Time Tracking

I recently read an interesting article about time tracking by Sebastian Marshall. There are also two videos about time tracking by the same author. To quote from the website:

To put it simply – I now realize it’s impossible to understand how your life is going without some careful observation. There’s a lot of time each day, and knowing where that time goes, what you ate, what you did and didn’t do… it’s almost impossible to get a good picture of your life without some kind of measuring.

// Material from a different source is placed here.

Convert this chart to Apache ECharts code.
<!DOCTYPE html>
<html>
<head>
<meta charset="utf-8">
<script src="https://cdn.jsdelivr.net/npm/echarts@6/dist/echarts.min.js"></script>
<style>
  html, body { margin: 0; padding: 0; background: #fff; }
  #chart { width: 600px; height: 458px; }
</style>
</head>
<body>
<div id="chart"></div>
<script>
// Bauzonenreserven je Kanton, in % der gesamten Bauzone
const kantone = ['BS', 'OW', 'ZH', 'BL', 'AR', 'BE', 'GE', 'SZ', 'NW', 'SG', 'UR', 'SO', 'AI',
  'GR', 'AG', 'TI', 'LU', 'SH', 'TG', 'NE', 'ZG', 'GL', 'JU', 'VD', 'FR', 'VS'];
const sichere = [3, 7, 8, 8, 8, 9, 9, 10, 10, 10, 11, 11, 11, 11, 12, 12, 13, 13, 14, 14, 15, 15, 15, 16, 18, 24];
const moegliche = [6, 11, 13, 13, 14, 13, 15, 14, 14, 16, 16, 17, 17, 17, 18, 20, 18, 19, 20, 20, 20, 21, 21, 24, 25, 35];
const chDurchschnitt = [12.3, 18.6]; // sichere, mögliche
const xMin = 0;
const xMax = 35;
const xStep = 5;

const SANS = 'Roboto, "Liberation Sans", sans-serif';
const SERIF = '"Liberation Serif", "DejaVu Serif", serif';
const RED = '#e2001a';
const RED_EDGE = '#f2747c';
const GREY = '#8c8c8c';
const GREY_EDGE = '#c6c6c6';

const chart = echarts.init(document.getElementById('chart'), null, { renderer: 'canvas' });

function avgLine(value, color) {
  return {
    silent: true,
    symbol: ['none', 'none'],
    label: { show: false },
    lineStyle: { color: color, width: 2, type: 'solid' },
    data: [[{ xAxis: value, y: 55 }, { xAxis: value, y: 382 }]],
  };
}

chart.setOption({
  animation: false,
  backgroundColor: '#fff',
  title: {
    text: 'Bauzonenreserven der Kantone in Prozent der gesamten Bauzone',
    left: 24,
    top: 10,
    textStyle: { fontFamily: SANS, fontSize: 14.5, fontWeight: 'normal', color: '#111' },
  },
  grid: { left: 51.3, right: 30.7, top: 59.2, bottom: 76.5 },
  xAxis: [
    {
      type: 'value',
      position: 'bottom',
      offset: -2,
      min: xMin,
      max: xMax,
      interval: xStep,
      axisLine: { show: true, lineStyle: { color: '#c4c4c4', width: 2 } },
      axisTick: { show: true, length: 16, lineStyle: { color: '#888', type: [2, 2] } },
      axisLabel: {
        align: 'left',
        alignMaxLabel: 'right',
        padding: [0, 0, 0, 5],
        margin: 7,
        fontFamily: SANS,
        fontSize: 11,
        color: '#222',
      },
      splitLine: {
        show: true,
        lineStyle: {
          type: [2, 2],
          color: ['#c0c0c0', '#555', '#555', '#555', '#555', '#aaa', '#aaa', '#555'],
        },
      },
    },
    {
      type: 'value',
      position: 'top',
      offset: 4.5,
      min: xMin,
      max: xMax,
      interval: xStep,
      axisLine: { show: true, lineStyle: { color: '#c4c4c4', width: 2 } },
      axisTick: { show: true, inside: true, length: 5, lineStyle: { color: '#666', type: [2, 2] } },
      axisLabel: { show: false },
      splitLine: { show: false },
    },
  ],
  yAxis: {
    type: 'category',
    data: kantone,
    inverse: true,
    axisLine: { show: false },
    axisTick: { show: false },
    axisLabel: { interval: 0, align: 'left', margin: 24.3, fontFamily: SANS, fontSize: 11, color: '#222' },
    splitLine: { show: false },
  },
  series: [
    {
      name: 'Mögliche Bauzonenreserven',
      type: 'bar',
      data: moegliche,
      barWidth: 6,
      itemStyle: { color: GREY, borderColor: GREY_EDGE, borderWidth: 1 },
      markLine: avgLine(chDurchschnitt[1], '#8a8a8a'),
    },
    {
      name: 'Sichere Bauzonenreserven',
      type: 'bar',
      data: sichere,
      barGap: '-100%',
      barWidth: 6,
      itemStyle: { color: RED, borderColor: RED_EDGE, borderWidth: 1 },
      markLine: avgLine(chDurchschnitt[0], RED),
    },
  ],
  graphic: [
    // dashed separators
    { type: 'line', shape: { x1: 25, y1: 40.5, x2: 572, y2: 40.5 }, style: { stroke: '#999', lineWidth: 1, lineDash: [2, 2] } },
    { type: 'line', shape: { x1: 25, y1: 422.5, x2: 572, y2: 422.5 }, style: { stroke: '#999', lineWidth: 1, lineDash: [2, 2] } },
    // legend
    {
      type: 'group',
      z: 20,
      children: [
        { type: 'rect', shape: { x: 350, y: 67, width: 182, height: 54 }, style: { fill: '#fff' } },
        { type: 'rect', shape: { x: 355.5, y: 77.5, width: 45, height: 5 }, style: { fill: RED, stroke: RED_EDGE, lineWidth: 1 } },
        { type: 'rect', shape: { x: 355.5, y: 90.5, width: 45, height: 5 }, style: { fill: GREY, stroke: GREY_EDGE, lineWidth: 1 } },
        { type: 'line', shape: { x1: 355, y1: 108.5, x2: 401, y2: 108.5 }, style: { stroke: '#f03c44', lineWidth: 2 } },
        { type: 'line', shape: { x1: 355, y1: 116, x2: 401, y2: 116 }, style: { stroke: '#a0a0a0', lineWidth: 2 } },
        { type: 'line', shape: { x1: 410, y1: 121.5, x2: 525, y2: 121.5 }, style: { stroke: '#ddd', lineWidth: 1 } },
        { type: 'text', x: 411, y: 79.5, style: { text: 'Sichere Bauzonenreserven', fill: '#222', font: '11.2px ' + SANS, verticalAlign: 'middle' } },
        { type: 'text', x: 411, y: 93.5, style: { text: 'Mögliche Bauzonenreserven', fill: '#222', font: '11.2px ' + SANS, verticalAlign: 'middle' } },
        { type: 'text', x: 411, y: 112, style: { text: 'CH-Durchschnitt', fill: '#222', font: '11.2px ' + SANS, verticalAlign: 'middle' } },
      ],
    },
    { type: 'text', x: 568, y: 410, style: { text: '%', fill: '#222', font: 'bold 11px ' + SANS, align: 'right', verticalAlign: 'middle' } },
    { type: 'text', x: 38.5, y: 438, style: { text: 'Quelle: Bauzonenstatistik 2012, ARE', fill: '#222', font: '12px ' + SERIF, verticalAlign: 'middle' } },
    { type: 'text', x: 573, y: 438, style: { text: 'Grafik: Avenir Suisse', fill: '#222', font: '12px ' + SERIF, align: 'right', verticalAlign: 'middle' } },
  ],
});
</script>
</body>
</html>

I realised that one could develop a small time tracker in Ruby quite easily. The tracker shown below will ask you questions after showing you the answers of the previous 7 days. In the morning it asks questions of your plans and in the evening it asks you questions in review. You can also run the script multiple times and skip through the questions where you don’t want to modify the answer. I have tried to keep it simple. Quoting from another article by Sebastian Marshall:

Second, remember to start simple. This is to build up momentum and make a workable system you actually use. Do it every day. If you miss a day or two or three, fill in from memory as best as you can. If you fell off a cliff for a while, just reboot. Don’t beat yourself up too much – it solves nothing. We all fall off a cliff sometimes. Also, remember the gains made from living more purposefully are forever – the time you’ve spent well will remains well-spent even if you fall off for a while sometimes. Most people don’t even try, which is why most people don’t succeed.

#!/usr/bin/env ruby
require 'readline'
require 'fileutils'
require 'rexml/document'
include REXML
def track( log, previous, tag, query )
  previous.each_with_index do |prev,i|
    if prev
      if prev.elements[ tag ]
        puts "#{previous.size-i} day(s) ago: #{prev.elements[ tag ].text}"
      end
    end
  end
  item = log.elements[ tag ]
  item = log.add_element tag unless item
  if item.text
    line = "-> #{query} (#{item.text})? "
  else
    line = "-> #{query}? "
  end
  # print line; STDOUT.flush
  # text = STDIN.readline.gsub /[ \r\n]*$/, ''
  text = Readline.readline line
  item.text = text unless text.empty?
end
if File.exist? 'track.xml'
  doc = File.open( 'track.xml', 'r' ) { |f| Document.new f }
else
  doc = Document.new
  doc.add_element 'track'
end
time = Time.new
t = "%4d/%2d/%2d" % [ time.year, time.month, time.day ]
log = doc.root.elements[ "log[@date='#{t}']" ]
previous = ( 1 .. 7 ).collect do |i|
  timep = time - 86400 * i
  tp = "%4d/%2d/%2d" % [ timep.year, timep.month, timep.day ]
  doc.root.elements[ "log[@date='#{tp}']" ]
end.reverse
unless log
  log = Element.new 'log'
  log.add_attribute 'date', t
  doc.root.add_element log
end
list = []
list +=
  [ [ 'wakeup'     , 'At what time did you get up' ],
    [ 'sleep'      , 'How long did you sleep' ],
    [ 'wellness'   , 'Do you feel well' ],
    [ 'objective'  , 'What\'s the objective for today' ] ]
if time.hour >= 14
  list +=
    [ [ 'description', 'What did you do today' ],
      [ 'food', 'What did you eat' ],
      [ 'positive', 'What did I do right to move me towards my goals' ],
      [ 'toimprove', 'What would I do differently if I had the day to live over' ] ]
end
list.each { |tag,query| track log, previous, tag, query }
File.open 'track.xml.part', 'w' do |f|
  doc.write f
end
FileUtils.mv 'track.xml.part', 'track.xml'

I will try to play with this for some time and see whether it has any benefits.